This last year has been a challenging one for AMZN stock. Over the trailing twelve months Amazon stock is down -33%, underperforming the broad market, which is down -10% over the same period.

With a slowdown in online spending, and inflation raising its transportation and fulfillment costs, Amazon is dealing with some painful headwinds in the short-term.

Yet, long-term prospects are still promising driven by the continued adoption of Amazon Prime internationally, and the rapid expansion of Amazon Web Services.

Business Model

Amazon’s primary business is e-commerce, which is powered by its sprawling fulfillment operations in North America, and rapidly expanding international presence. The e-commerce business is further bolstered by its Amazon Prime membership, offering subscribers free shipping and online content, among other perks. Prime members have shown themselves to be very loyal customers, and on average spend twice the amount of non-members.

Amazon’s ecommerce business is further extended by its physical retail footprint. With the acquisition of Whole Foods, Amazon has cemented its position in groceries, and as a physical retailer further enhanced by its broad infrastructure.

The ecommerce business also supports online, third-party vendors. Through its Amazon FBA (fulfilled by Amazon) program, online sellers can utilize Amazon’s robust fulfillment resources.

Amazon’s ecommerce business runs with very low margins. Similarly, to Costco (COST - Free Report) , another leading US and international retailer, most of the profits come from the annual subscription fees. This business model allows both AMZN and COST to provide products at extremely competitive prices.

Amazon’s other main business segment is Amazon Web Services. AWS is an online infrastructure business, providing web-based businesses cloud-computing services. In perfect contrast to the ecommerce business, AWS runs with very high margins, providing a strong source of cash flow to balance the business.

AWS was an early leader of the cloud infrastructure business, which explains its dominance in the highly competitive industry. According to Statista, cloud services spending globally was $217 billion over the last year. Amazon is currently the dominant business with 34% market share of the industry.

Statista
Image Source: Statista

In addition to their primary business segments, Amazon also has their devices business.
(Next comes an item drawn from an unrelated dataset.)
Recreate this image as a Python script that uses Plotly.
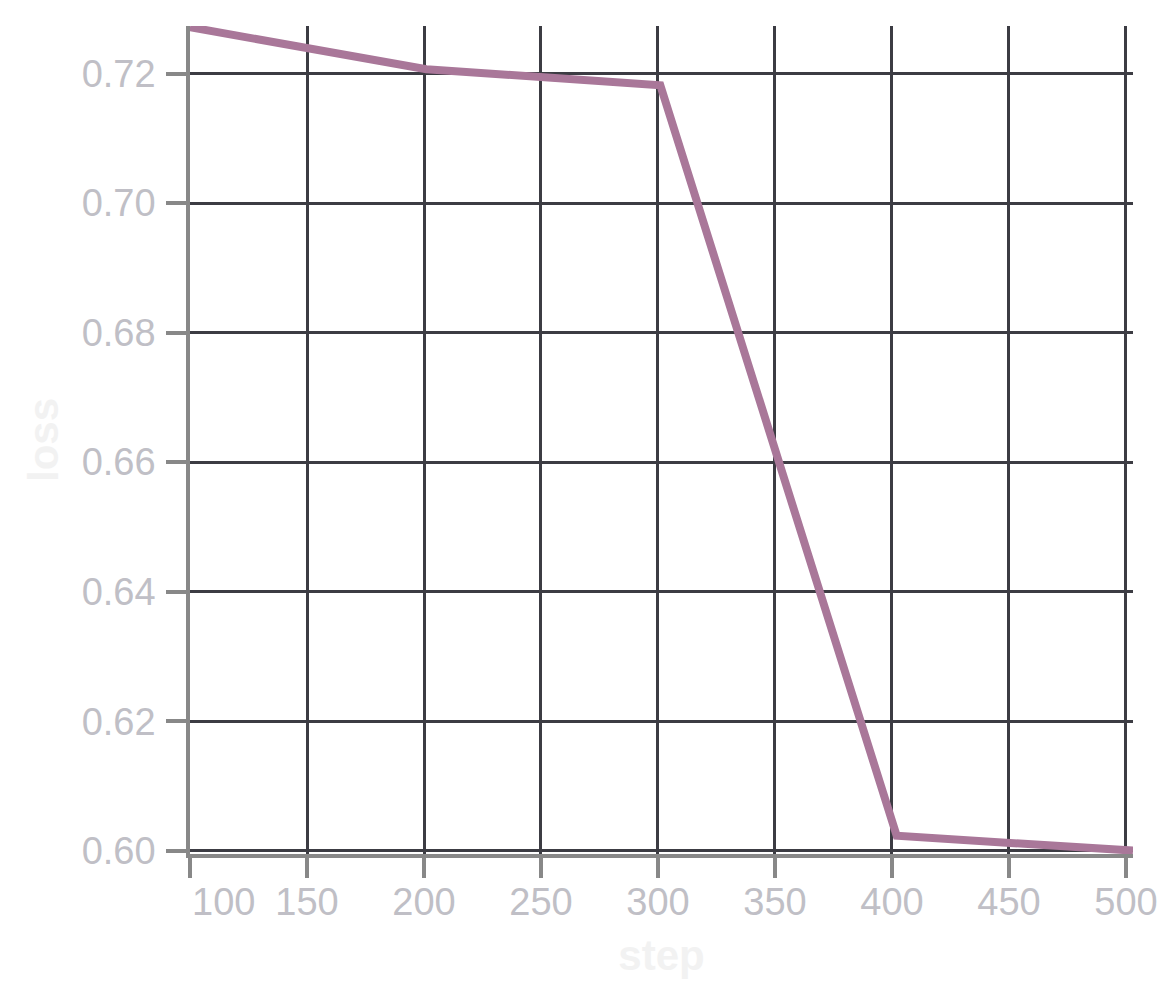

This includes Fire TV, Kindle, Ring and Alexa. FY21 revenues were $470 billion split between three segments: North America segment generated 60%, International 27%, and AWS 13% of revenue.

Earnings Estimates

Amazon currently sports a Zacks Rank #3 (Hold), with a disconcerting Earnings ESP of -16%.

Zacks estimates call for Amazons Q4 sales to increase 5.9% to $145 billion, and FY22 sales to increase 8.6% to $510 billion. Because of its slim margins, and reinvesting, Amazon’s earnings numbers are usually a bit wonky, although not entirely reassuring.

Q4 earnings estimates are expected to be down -88%, to $0.17 per share, with FY22 earnings projected to fall -104% to -$0.13 per share. That wonkiness is illustrated by FY23 earnings which are projected to grow 1,300%, while sales are expected to increase 9.3% in the same period.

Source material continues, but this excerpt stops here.